China’s world-first drone carrier is a new ‘marine species’ using AI for unmanned maritime intelligence
- Unmanned ship launched on Wednesday can carry dozens of drones, unmanned ships and submersibles to create a powerful ocean research tool, state journal says
- 88-metre vessel can reportedly quickly intercept, besiege and expel invasive targets
Published: 8:00pm, 19 May, 2022
On Wednesday China launched the world’s first unmanned ship. The ship, Zhu Hai Yun has a top speed of 18 knots and can carry dozens of drone aircraft and unmanned water craft. Photo: Handout
China launched the world’s first drone carrier capable of operating on its own on Wednesday.
The unmanned ship, which can be controlled remotely and navigate autonomously in open water, will be a powerful tool for the nation to carry out marine scientific research and observation, according to the state-run Science and Technology Daily.
It comes as artificial intelligence plays an increasingly important role in maintaining maritime security, controlling sea lanes and competing for marine resources. China aims to use AI technology to expand its maritime influence.
Construction of the ship, named Zhu Hai Yun, was started in July last year in Guangzhou by the Huangpu Wenchong Shipyard, a subsidiary of China’s largest shipbuilding company the China State Shipbuilding Corporation. It is expected to be delivered by the end of this year after completing sea trials.
The wide deck of the ship can carry dozens of unmanned vehicles, including drones, unmanned ships and submersibles, and the equipment will be able to form a network to observe targets, according to the report.
Zhu Hai Yun is expected to be delivered by the end of this year. Photo: Weibo
The equipment is part of the vessel’s Intelligent Mobile Ocean Stereo Observing System (IMOSOS) developed by the Southern Marine Science and Engineering Guangdong Laboratory (Zhuhai).
The system is also the world’s first. Science and Technology Daily said it could serve as an efficient tool for marine disaster prevention and mitigation, marine environment monitoring, offshore wind farm maintenance and providing accurate marine information.
The ship is 88.5 metres long, 14 metres wide and 6.1 metres deep (290 feet long, 46 feet wide and 20 feet deep), with a designed displacement of 2,000 tonnes. It can sail at a speed of 13 knots, with a top speed of 18 knots.
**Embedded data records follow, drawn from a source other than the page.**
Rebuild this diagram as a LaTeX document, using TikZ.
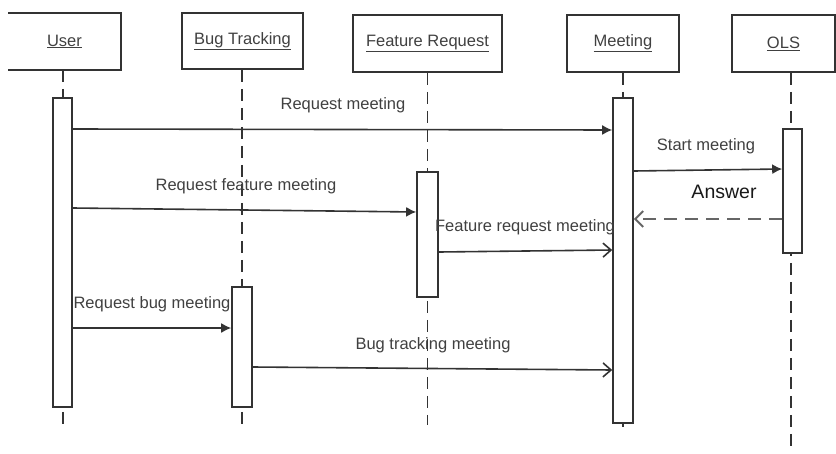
\documentclass[tikz,border=0pt]{standalone}
\usepackage{fontspec}
\setmainfont{Liberation Sans}
\usetikzlibrary{arrows.meta}
\begin{document}
\begin{tikzpicture}[x=1pt,y=-1pt,
  ink/.style={draw=black!80, line width=1.6pt},
  head/.style={ink, rectangle, inner sep=0pt, font=\fontsize{16.5}{18}\selectfont, text=black!75},
  act/.style={ink, fill=white, rectangle, inner sep=0pt},
  life/.style={draw=black!80, line width=1.6pt, dash pattern=on 12pt off 7pt},
  call/.style={ink, -{Latex[length=10pt,width=10pt]}},
  send/.style={ink, -{Straight Barb[length=8pt,width=14pt]}},
  reply/.style={draw=black!60, line width=2pt, dash pattern=on 13pt off 8pt, -{Straight Barb[length=8pt,width=16pt]}},
  msg/.style={font=\fontsize{16.5}{18}\selectfont, text=black!75, inner sep=0pt}
]
\useasboundingbox (0,0) rectangle (836,453);

% object headers
\node[head, draw=none, minimum width=111pt, minimum height=55pt] (user) at (64.5,41.5) {\underline{User}};
\draw[ink] (user.north west) -- (user.north east) -- (user.south east) -- (user.south west);
\node[head, minimum width=121pt, minimum height=56pt] (bug) at (242.5,41) {\underline{Bug Tracking}};
\node[head, minimum width=149pt, minimum height=57pt] (feat) at (427.5,43.5) {\underline{Feature Request}};
\node[head, minimum width=112pt, minimum height=57pt] (meet) at (623,43.5) {\underline{Meeting}};
\node[head, minimum width=103pt, minimum height=57pt] (ols) at (783.5,43.5) {\underline{OLS}};

% lifeline ends
\coordinate (uend) at (63,425);
\coordinate (bend) at (242,425);
\coordinate (fend) at (427.5,425);
\coordinate (mend) at (623,428);
\coordinate (oend) at (791,448);

% lifelines
\draw[life] (uend |- user.south) -- (uend);
\draw[life] (bend |- bug.south) -- (bend);
\draw[life] (fend |- feat.south) -- (fend);
\draw[life] (mend |- meet.south) -- (mend);
\draw[life] (oend |- ols.south) -- (oend);

% activation bars
\node[act, minimum width=19pt, minimum height=309pt] (uact) at (62.5,252.5) {};
\node[act, minimum width=20pt, minimum height=120pt] (bact) at (242,347) {};
\node[act, minimum width=21pt, minimum height=125pt] (fact) at (427.5,234.5) {};
\node[act, minimum width=20pt, minimum height=325pt] (mact) at (623,260.5) {};
\node[act, minimum width=19pt, minimum height=124pt] (oact) at (792.5,191) {};

% messages
\draw[call] (uact.east |- 0,129) -- (mact.west |- 0,130);
\node[msg] (l1) at (343,105) {Request meeting};

\draw[call] (mact.east |- 0,171) -- (oact.west |- 0,169);
\node[msg] (l2) at (706,146) {Start meeting};

\draw[call] (uact.east |- 0,208) -- (fact.west |- 0,212);
\node[msg] (l3) at (246,186) {Request feature meeting};

\draw[reply] (oact.west |- 0,219) -- (mact.east |- 0,219);
\node[msg, font=\fontsize{19.5}{21}\selectfont, text=black!90] (l4) at (724,192) {Answer};

\draw[send] (fact.east |- 0,252) -- (mact.west |- 0,250);
\node[msg] (l5) at (525,227) {Feature request meeting};

\draw[call] (uact.east |- 0,328) -- (bact.west |- 0,328);
\node[msg] (l6) at (152,304) {Request bug meeting};

\draw[send] (bact.east |- 0,367) -- (mact.west |- 0,370);
\node[msg] (l7) at (433,345) {Bug tracking meeting};
\end{tikzpicture}
\end{document}
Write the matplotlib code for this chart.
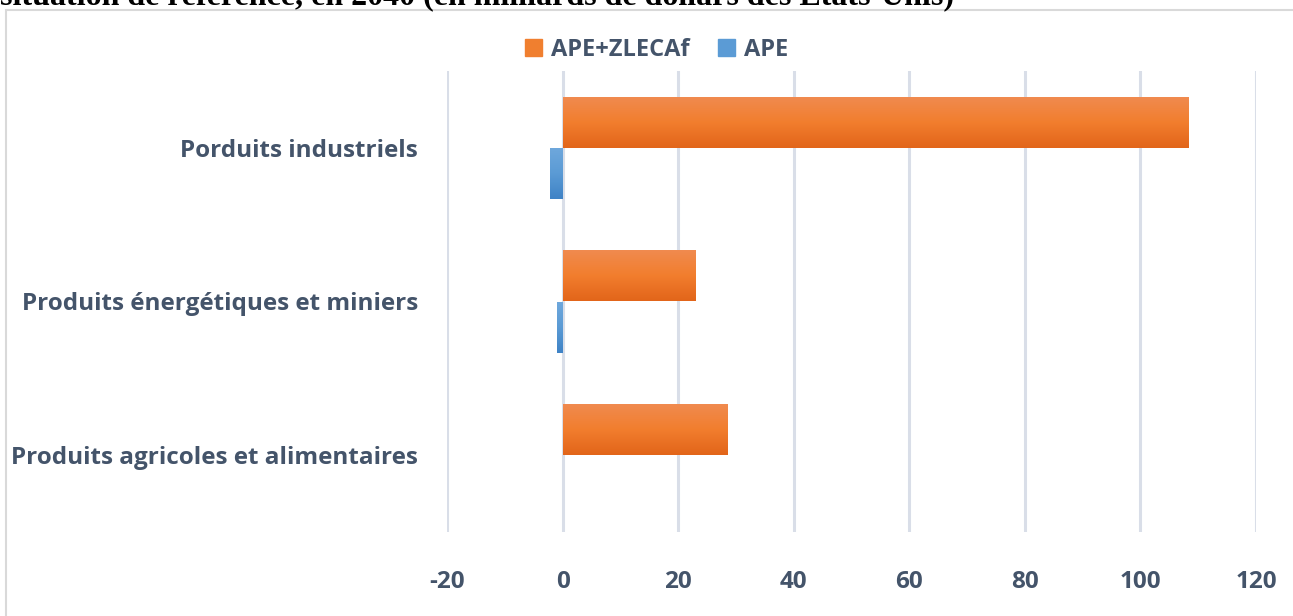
import matplotlib
matplotlib.use('Agg')
import matplotlib.pyplot as plt
from matplotlib.patches import Rectangle
from matplotlib.colors import LinearSegmentedColormap
import numpy as np

categories = ['Produits agricoles et alimentaires',
              'Produits énergétiques et miniers',
              'Porduits industriels']
ape_zlecaf = [28.4, 23.0, 108.3]
ape = [0.0, -1.0, -2.2]
series_names = ['APE+ZLECAf', 'APE']
xticks = [-20, 0, 20, 40, 60, 80, 100, 120]

text_col = '#44546A'
grid_col = '#D9DEE8'
orange_grad = LinearSegmentedColormap.from_list('o', ['#E2651A', '#F27E2E', '#F08B50'])
blue_grad = LinearSegmentedColormap.from_list('b', ['#3F83C6', '#5B9BD5', '#6FA8DC'])

plt.rcParams['font.family'] = ['Open Sans', 'DejaVu Sans']

fig = plt.figure(figsize=(12.93, 6.16), dpi=100)
ax = fig.add_axes([447 / 1293, 1 - 532 / 616, 809 / 1293, 461 / 616])

y = np.arange(len(categories))
h = 0.333


def grad_bar(ax, x0, width, yc, height, cmap):
    if width == 0:
        return
    left = min(x0, x0 + width)
    rect = Rectangle((left, yc - height / 2), abs(width), height,
                     facecolor='none', edgecolor='none')
    ax.add_patch(rect)
    grad = np.linspace(0, 1, 100).reshape(-1, 1)
    im = ax.imshow(grad, cmap=cmap, aspect='auto', origin='lower',
                   extent=(left, left + abs(width), yc - height / 2, yc + height / 2),
                   zorder=2)
    im.set_clip_path(rect)


for i in range(len(categories)):
    grad_bar(ax, 0, ape_zlecaf[i], y[i] + h / 2, h, orange_grad)
    grad_bar(ax, 0, ape[i], y[i] - h / 2, h, blue_grad)

ax.set_xlim(-20, 120)
ax.set_ylim(-0.5, len(categories) - 0.5)
ax.set_xticks(xticks)
ax.set_xticklabels([str(t) for t in xticks])
ax.set_yticks(y)
ax.set_yticklabels(categories)
ax.grid(axis='x', color=grid_col, linewidth=2.2, zorder=0)
ax.set_axisbelow(True)
for s in ax.spines.values():
    s.set_visible(False)
ax.tick_params(axis='both', length=0, colors=text_col, labelsize=17.5)
ax.tick_params(axis='x', pad=27)
ax.tick_params(axis='y', pad=21)
for lab in ax.get_xticklabels() + ax.get_yticklabels():
    lab.set_fontweight('bold')

handles = [Rectangle((0, 0), 1, 1, color='#F07F2F'),
           Rectangle((0, 0), 1, 1, color='#5B9BD5')]
fig.legend(handles, series_names, loc='center', bbox_to_anchor=(0.508, 0.919),
           ncol=2, frameon=False, handlelength=0.7, handleheight=0.7,
           handletextpad=0.4, columnspacing=1.2,
           prop={'weight': 'bold', 'size': 17}, labelcolor=text_col)

# chart border
fig.patches.append(Rectangle((6 / 1293, -0.01), 1.0, 1 - 10 / 616 + 0.01,
                             transform=fig.transFigure, fill=False,
                             edgecolor='#D9D9D9', linewidth=1.5))

# title cut off at the top of the image
fig.text(0.0, 1.0 - 5 / 616,
         "situation de référence, en 2040 (en milliards de dollars des États-Unis)",
         family='Liberation Serif', weight='bold', fontsize=23, va='baseline', ha='left')

fig.savefig('out.png', dpi=100)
“The intelligent, unmanned ship is a beautiful, new ‘marine species’ that will bring revolutionary changes for ocean observation,” Chen Dake, director of the laboratory, was quoted as saying by the Science and Technology Daily in 2021.
Fan Lei, chief designer at the Huangpu Wenchong shipyard, said a high proportion of the ship was made locally.
“The power systems, propulsion systems, intelligence systems and survey operation support systems equipped are all developed by China,” Fan told the newspaper last year.
China is the world’s biggest shipbuilder and it is rising as a “maritime great power”. The country has invested heavily in developing research vessels in recent years.
Last year, Zhuhai Yunzhou Intelligence Technology Co, a leading developer of unmanned surface vehicles, announced the company had developed an unmanned high-speed vessel, a breakthrough in its “dynamic cooperation confrontation technology”, according to the state-owned Global Times.
The report said the vessel could quickly intercept, besiege and expel invasive targets and it marked a milestone in the development of unmanned maritime intelligence equipment.
AI and unmanned systems could enhance China’s marine supervision capacity with a low cost and high efficiency, according to experts.
China has already widely used unmanned equipment systems in areas such as maritime rescue and marine environment monitoring, Xu Shusheng, a researcher with the South China Sea Administration of the Ministry of Natural Resources, wrote in a paper in 2020.
“With the development of 5G technology, China should seize the opportunity and apply the new achievements in the field of marine supervision,” Xu said.
Unmanned ship launched on Wednesday can carry dozens of drones, unmanned ships and submersibles to create a powerful ocean research tool, state journal says.